Compressed Air Piping Systems

Thursday 13 September 2018

Nobody Likes Leaks: Finding And Fixing Them

Posted by at 9:08 AM

compressed airNobody wants a leak in their compressed air distribution system. Not only is it liable to cause inefficiency and pressure drops, it's expensive. A hole with a diameter as small as a 1/8 inch in a 100 psi system can cost your business more than $1,200 per year in wasted energy. Yikes. Luckily, leaks are fairly simple to detect and fix if you take the time to do so.

 

How To Detect Them



A small percentage of extreme leaks create an audible hissing or whooshing noise. Trust your ears; if something sounds "off", look into it. 

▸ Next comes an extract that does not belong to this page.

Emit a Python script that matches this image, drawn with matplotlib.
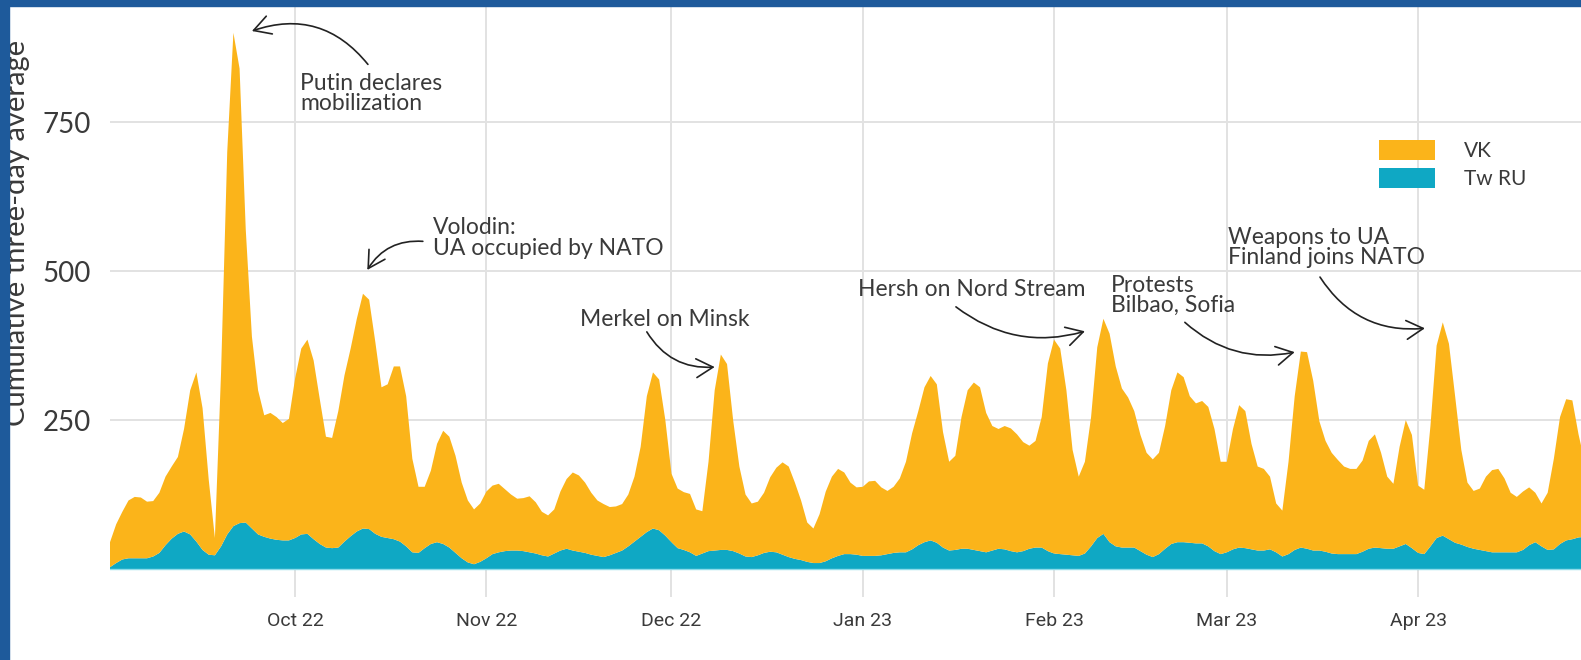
import matplotlib
matplotlib.use("Agg")
import matplotlib.pyplot as plt
import matplotlib.dates as mdates
from matplotlib.patches import Rectangle
import pandas as pd
import numpy as np

W, H = 1581, 660

# cumulative three-day average (top edge of the stack), daily from 1 Sep 2022
total = [
    45, 75, 96, 115, 121, 120, 113, 114, 128, 155,
    172, 188, 235, 300, 330, 270, 150, 52, 330, 700,
    900, 840, 570, 390, 300, 258, 262, 255, 245, 252,
    320, 370, 385, 350, 285, 222, 220, 265, 325, 370,
    420, 462, 452, 381, 305, 310, 340, 340, 290, 185,
    138, 138, 165, 210, 232, 222, 190, 145, 115, 100,
    110, 130, 140, 143, 134, 125, 118, 119, 122, 112,
    96, 90, 100, 130, 151, 162, 157, 145, 128, 115,
    109, 104, 105, 109, 125, 155, 205, 290, 330, 318,
    250, 160, 135, 129, 126, 100, 97, 180, 300, 360,
    344, 249, 172, 125, 110, 113, 128, 154, 170, 179,
    172, 145, 115, 78, 68, 92, 130, 155, 168, 162,
    145, 137, 138, 147, 148, 137, 131, 138, 152, 180,
    228, 265, 305, 324, 310, 230, 180, 190, 255, 300,
    313, 305, 262, 240, 235, 240, 236, 226, 213, 207,
    215, 255, 345, 385, 370, 300, 200, 155, 180, 255,
    372, 420, 395, 340, 303, 288, 265, 225, 195, 184,
    195, 240, 300, 330, 322, 290, 278, 282, 272, 235,
    180, 180, 235, 275, 265, 210, 172, 168, 155, 110,
    98, 180, 290, 365, 364, 316, 248, 215, 195, 183,
    172, 168, 168, 182, 215, 226, 195, 155, 143, 205,
    250, 225, 140, 133, 240, 375, 414, 378, 290, 200,
    145, 131, 135, 155, 166, 168, 152, 128, 121, 130,
    137, 128, 110, 128, 185, 255, 285, 283, 226, 180,
]

# Twitter (RU) three-day average
tw_ru = [
    3, 10, 16, 18, 18, 18, 18, 21, 27, 40,
    51, 59, 63, 58, 46, 32, 24, 23, 38, 58,
    72, 77, 78, 68, 58, 54, 51, 49, 48, 48,
    52, 58, 59, 50, 42, 36, 35, 36, 46, 55,
    63, 68, 67, 59, 54, 52, 50, 46, 38, 28,
    27, 35, 42, 45, 42, 36, 27, 18, 11, 8,
    12, 18, 25, 28, 30, 31, 31, 30, 28, 26,
    23, 21, 26, 31, 34, 31, 29, 27, 24, 22,
    20, 23, 27, 31, 38, 46, 54, 62, 68, 65,
    56, 45, 35, 32, 28, 22, 26, 30, 31, 32,
    32, 30, 26, 21, 20, 23, 27, 29, 28, 24,
    20, 17, 15, 12, 10, 10, 13, 18, 22, 25,
    25, 24, 22, 22, 22, 23, 25, 27, 28, 28,
    33, 40, 45, 48, 44, 36, 31, 32, 34, 34,
    32, 30, 28, 31, 34, 33, 30, 28, 30, 34,
    36, 36, 30, 26, 25, 24, 23, 22, 26, 38,
    52, 59, 45, 38, 36, 36, 36, 30, 24, 20,
    25, 34, 42, 45, 45, 44, 43, 43, 38, 30,
    25, 28, 33, 36, 35, 33, 31, 31, 33, 28,
    21, 25, 32, 36, 34, 31, 31, 29, 26, 25,
    25, 25, 25, 29, 34, 36, 35, 34, 34, 38,
    42, 35, 27, 25, 38, 52, 56, 50, 44, 41,
    37, 34, 32, 30, 28, 28, 28, 28, 28, 32,
    40, 45, 38, 32, 33, 42, 48, 50, 53, 54,
]

start = "2022-09-01"
month_ticks = ["2022-10-01", "2022-11-01", "2022-12-01", "2023-01-01",
               "2023-02-01", "2023-03-01", "2023-04-01"]
y_ticks = [250, 500, 750]

# (text, text pos (day offset, value), arrow start, arrow end, rad)
events = [
    ("Putin declares\nmobilization", (30.8, 832), (41.8, 847), (23.0, 903), 0.35),
    ("Volodin:\nUA occupied by NATO", (52.3, 590), (50.7, 550), (41.7, 502), 0.3),
    ("Merkel on Minsk", (76.2, 437), (87.0, 398), (98.0, 339), 0.3),
    ("Hersh on Nord Stream", (121.2, 487), (137.1, 440), (158.0, 399), 0.25),
    ("Protests\nBilbao, Sofia", (162.2, 494), (174.2, 414), (192.0, 364), 0.25),
    ("Weapons to UA\nFinland joins NATO", (181.2, 574), (196.1, 490), (213.1, 404), 0.3),
]

orange = "#fbb41a"
teal = "#0fa8c4"
border = "#1e5a9b"
grid_c = "#e2e2e2"
text_c = "#3a3a3a"
font = "Lato"

dates = pd.date_range(start, periods=len(total), freq="D")
tw = np.array(tw_ru)
vk = np.array(total) - tw
t0 = pd.Timestamp(start)

fig = plt.figure(figsize=(W / 100, H / 100), dpi=100)
fig.patch.set_facecolor("white")
ax = fig.add_axes([110 / W, 1 - 597 / H, 1 - 110 / W, (597 - 6) / H])

ax.stackplot(dates, tw, vk, colors=[teal, orange],
             labels=["Tw RU", "VK"], linewidth=0)
ax.axhline(0, color="#8fdcea", lw=1.0, zorder=3)

ax.set_xlim(t0, t0 + pd.Timedelta(days=238.4))
ax.set_ylim(-47, 945)
ax.set_xticks(pd.to_datetime(month_ticks))
ax.xaxis.set_major_formatter(mdates.DateFormatter("%b %y"))
ax.set_yticks(y_ticks)
ax.set_axisbelow(True)
ax.grid(True, color=grid_c, lw=1.4)
for s in ax.spines.values():
    s.set_visible(False)
ax.tick_params(axis="both", length=0)
ax.tick_params(axis="y", pad=14, labelsize=20, labelcolor=text_c)
ax.tick_params(axis="x", pad=11, labelsize=14, labelcolor=text_c)
for lab in ax.get_yticklabels():
    lab.set_family(font)
for lab in ax.get_xticklabels():
    lab.set_family("Roboto")

fig.text(17 / W, 1 - 233 / H, "Cumulative three-day average", rotation=90,
         ha="center", va="center", fontsize=21, color=text_c, family=font)

for label, tpos, a0, a1, rad in events:
    ax.text(t0 + pd.Timedelta(days=tpos[0]), tpos[1], label, ha="left", va="top",
            fontsize=16.5, color=text_c, family=font, linespacing=0.95)
    ax.annotate("", xy=(t0 + pd.Timedelta(days=a1[0]), a1[1]),
                xytext=(t0 + pd.Timedelta(days=a0[0]), a0[1]),
                arrowprops=dict(arrowstyle="->,head_length=0.8,head_width=0.45",
                                connectionstyle=f"arc3,rad={rad}",
                                color="#222222", lw=1.2,
                                shrinkA=0, shrinkB=0, mutation_scale=15))

handles, labels = ax.get_legend_handles_labels()
leg = fig.legend(handles[::-1], labels[::-1], loc="upper left",
                 bbox_to_anchor=(1379 / W, 1 - 140 / H), frameon=False,
                 borderpad=0, borderaxespad=0, handlelength=2.7,
                 handleheight=1.1, labelspacing=0.34, handletextpad=1.4,
                 prop={"family": font, "size": 15})
for t in leg.get_texts():
    t.set_color(text_c)

# blue frame on the left and top edges
fig.patches.append(Rectangle((0, 0), 9 / W, 1, transform=fig.transFigure,
                             color=border, zorder=10))
fig.patches.append(Rectangle((0, 1 - 6 / H), 1, 6 / H, transform=fig.transFigure,
                             color=border, zorder=10))

fig.savefig("out.png", dpi=100)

The most frequent leaks are inaudible to the naked human ear. The most common and generally effective method of detecting these leaks is an ultrasonic leak detection device. It picks up on high-frequency sounds created by turbulence from leaks moving from low to high pressure areas in the compressed air piping. A sensitive piezoelectric crystal element in the ultrasonic detection device reacts to these high pitched sounds. The device can then lead the inspector using the instrument in the direction of the loudest pinpointed part of the sound -- typically the source of the leak.


If you have tall equipment to inspect and want to minimize the danger associated with an inspector climbing up to scan for leaks, then using an ultrasonic detection device with parabolic reflectors or elliptical reflectors is a good idea. The reflectors can help enhance the detection of the high-pitched leak at a bigger distance.

 

Common Fixes For Leaks


  • The most common occurrences of leaks are at connections and joints. Check all connections and joints to see if they need replacement or simply to be tightened.

  • Occasionally a piece of equipment like a coupling, fitting, pipe section, hose, drain or trap needs to be replaced completely because it simply broke or wore out.

  • Another very common cause of leaks is ineffective or improperly placed thread sealant during assembly of the system. There's not much you can do here besides reassemble the system or try to use better quality materials and construction on your next build.

  • Defunct or non-operating equipment that's not cut off from the system via a valve can be a source of leaks.

  • Your demand air pressure may just be too high. Lowering it slightly can lower the rate of leakage.

  •  

Be proactive about quick inspections with your ultrasonic detection device and keep your ears open. The faster you can detect leaks, the less drain they'll cause.